**SET EXERCISE**
Set down all of the data exactly as it appears.
┌──
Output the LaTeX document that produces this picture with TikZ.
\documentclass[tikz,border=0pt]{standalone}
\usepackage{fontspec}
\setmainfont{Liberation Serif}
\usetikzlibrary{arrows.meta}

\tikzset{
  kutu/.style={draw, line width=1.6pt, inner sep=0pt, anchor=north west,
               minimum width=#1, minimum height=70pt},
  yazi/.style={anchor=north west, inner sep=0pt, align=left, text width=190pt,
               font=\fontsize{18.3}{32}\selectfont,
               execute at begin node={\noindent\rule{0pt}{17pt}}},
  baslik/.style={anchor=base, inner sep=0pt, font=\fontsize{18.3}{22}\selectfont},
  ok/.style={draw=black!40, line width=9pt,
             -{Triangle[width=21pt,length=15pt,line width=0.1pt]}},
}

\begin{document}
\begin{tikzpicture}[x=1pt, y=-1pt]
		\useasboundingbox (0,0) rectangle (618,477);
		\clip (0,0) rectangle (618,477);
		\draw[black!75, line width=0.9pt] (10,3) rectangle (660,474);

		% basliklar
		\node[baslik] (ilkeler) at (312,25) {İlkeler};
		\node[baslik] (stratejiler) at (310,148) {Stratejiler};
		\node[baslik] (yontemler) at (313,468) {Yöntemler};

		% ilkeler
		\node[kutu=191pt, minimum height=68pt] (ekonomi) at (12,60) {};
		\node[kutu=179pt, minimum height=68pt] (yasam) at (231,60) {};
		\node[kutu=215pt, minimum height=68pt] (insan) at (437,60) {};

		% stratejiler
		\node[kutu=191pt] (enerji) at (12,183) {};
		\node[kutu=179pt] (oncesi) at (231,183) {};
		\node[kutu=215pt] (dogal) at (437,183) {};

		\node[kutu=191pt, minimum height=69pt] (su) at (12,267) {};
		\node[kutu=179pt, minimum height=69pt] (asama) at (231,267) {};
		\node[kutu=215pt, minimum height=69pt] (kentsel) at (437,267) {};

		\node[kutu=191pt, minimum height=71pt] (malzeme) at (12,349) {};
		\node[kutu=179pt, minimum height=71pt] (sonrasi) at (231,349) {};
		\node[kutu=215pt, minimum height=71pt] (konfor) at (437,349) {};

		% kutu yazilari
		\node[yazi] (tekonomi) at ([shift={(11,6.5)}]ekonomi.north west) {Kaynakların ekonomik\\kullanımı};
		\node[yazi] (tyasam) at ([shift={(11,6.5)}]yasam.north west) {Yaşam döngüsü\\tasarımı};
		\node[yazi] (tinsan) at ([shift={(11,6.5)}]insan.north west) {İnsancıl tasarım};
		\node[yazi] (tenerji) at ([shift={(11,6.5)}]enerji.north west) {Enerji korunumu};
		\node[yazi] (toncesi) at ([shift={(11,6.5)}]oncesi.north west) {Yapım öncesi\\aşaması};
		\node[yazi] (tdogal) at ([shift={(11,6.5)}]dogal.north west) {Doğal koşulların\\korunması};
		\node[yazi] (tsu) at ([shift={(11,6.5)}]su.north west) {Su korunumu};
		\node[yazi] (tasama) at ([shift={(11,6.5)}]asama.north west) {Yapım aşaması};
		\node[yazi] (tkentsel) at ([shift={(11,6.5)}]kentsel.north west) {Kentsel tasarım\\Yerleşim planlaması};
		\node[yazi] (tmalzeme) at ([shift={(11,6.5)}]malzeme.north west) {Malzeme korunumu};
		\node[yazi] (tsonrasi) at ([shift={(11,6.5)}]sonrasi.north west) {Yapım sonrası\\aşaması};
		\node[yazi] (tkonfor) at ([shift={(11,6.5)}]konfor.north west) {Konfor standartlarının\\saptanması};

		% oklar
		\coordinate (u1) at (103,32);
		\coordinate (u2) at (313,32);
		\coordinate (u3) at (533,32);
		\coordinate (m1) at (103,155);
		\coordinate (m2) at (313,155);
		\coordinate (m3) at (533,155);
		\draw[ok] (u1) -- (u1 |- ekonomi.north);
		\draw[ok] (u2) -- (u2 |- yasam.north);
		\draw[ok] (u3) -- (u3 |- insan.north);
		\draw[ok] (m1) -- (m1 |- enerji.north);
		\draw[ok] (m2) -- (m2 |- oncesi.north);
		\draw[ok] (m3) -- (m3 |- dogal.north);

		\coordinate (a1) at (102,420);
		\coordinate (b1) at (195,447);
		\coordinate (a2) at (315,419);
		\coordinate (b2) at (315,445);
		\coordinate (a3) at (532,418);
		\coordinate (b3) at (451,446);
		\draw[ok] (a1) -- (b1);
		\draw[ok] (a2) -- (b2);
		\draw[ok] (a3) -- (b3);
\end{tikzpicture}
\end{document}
└──
**EXERCISE RESPONSE**
Output the LaTeX document that produces this picture with TikZ.
\documentclass[tikz,border=0pt]{standalone}
\usepackage{fontspec}
\setmainfont{Liberation Serif}
\usetikzlibrary{arrows.meta}

\tikzset{
  kutu/.style={draw, line width=1.6pt, inner sep=0pt, anchor=north west,
               minimum width=#1, minimum height=70pt},
  yazi/.style={anchor=north west, inner sep=0pt, align=left, text width=190pt,
               font=\fontsize{18.3}{32}\selectfont,
               execute at begin node={\noindent\rule{0pt}{17pt}}},
  baslik/.style={anchor=base, inner sep=0pt, font=\fontsize{18.3}{22}\selectfont},
  ok/.style={draw=black!40, line width=9pt,
             -{Triangle[width=21pt,length=15pt,line width=0.1pt]}},
}

\begin{document}
\begin{tikzpicture}[x=1pt, y=-1pt]
		\useasboundingbox (0,0) rectangle (618,477);
		\clip (0,0) rectangle (618,477);
		\draw[black!75, line width=0.9pt] (10,3) rectangle (660,474);

		% basliklar
		\node[baslik] (ilkeler) at (312,25) {İlkeler};
		\node[baslik] (stratejiler) at (310,148) {Stratejiler};
		\node[baslik] (yontemler) at (313,468) {Yöntemler};

		% ilkeler
		\node[kutu=191pt, minimum height=68pt] (ekonomi) at (12,60) {};
		\node[kutu=179pt, minimum height=68pt] (yasam) at (231,60) {};
		\node[kutu=215pt, minimum height=68pt] (insan) at (437,60) {};

		% stratejiler
		\node[kutu=191pt] (enerji) at (12,183) {};
		\node[kutu=179pt] (oncesi) at (231,183) {};
		\node[kutu=215pt] (dogal) at (437,183) {};

		\node[kutu=191pt, minimum height=69pt] (su) at (12,267) {};
		\node[kutu=179pt, minimum height=69pt] (asama) at (231,267) {};
		\node[kutu=215pt, minimum height=69pt] (kentsel) at (437,267) {};

		\node[kutu=191pt, minimum height=71pt] (malzeme) at (12,349) {};
		\node[kutu=179pt, minimum height=71pt] (sonrasi) at (231,349) {};
		\node[kutu=215pt, minimum height=71pt] (konfor) at (437,349) {};

		% kutu yazilari
		\node[yazi] (tekonomi) at ([shift={(11,6.5)}]ekonomi.north west) {Kaynakların ekonomik\\kullanımı};
		\node[yazi] (tyasam) at ([shift={(11,6.5)}]yasam.north west) {Yaşam döngüsü\\tasarımı};
		\node[yazi] (tinsan) at ([shift={(11,6.5)}]insan.north west) {İnsancıl tasarım};
		\node[yazi] (tenerji) at ([shift={(11,6.5)}]enerji.north west) {Enerji korunumu};
		\node[yazi] (toncesi) at ([shift={(11,6.5)}]oncesi.north west) {Yapım öncesi\\aşaması};
		\node[yazi] (tdogal) at ([shift={(11,6.5)}]dogal.north west) {Doğal koşulların\\korunması};
		\node[yazi] (tsu) at ([shift={(11,6.5)}]su.north west) {Su korunumu};
		\node[yazi] (tasama) at ([shift={(11,6.5)}]asama.north west) {Yapım aşaması};
		\node[yazi] (tkentsel) at ([shift={(11,6.5)}]kentsel.north west) {Kentsel tasarım\\Yerleşim planlaması};
		\node[yazi] (tmalzeme) at ([shift={(11,6.5)}]malzeme.north west) {Malzeme korunumu};
		\node[yazi] (tsonrasi) at ([shift={(11,6.5)}]sonrasi.north west) {Yapım sonrası\\aşaması};
		\node[yazi] (tkonfor) at ([shift={(11,6.5)}]konfor.north west) {Konfor standartlarının\\saptanması};

		% oklar
		\coordinate (u1) at (103,32);
		\coordinate (u2) at (313,32);
		\coordinate (u3) at (533,32);
		\coordinate (m1) at (103,155);
		\coordinate (m2) at (313,155);
		\coordinate (m3) at (533,155);
		\draw[ok] (u1) -- (u1 |- ekonomi.north);
		\draw[ok] (u2) -- (u2 |- yasam.north);
		\draw[ok] (u3) -- (u3 |- insan.north);
		\draw[ok] (m1) -- (m1 |- enerji.north);
		\draw[ok] (m2) -- (m2 |- oncesi.north);
		\draw[ok] (m3) -- (m3 |- dogal.north);

		\coordinate (a1) at (102,420);
		\coordinate (b1) at (195,447);
		\coordinate (a2) at (315,419);
		\coordinate (b2) at (315,445);
		\coordinate (a3) at (532,418);
		\coordinate (b3) at (451,446);
		\draw[ok] (a1) -- (b1);
		\draw[ok] (a2) -- (b2);
		\draw[ok] (a3) -- (b3);
\end{tikzpicture}
\end{document}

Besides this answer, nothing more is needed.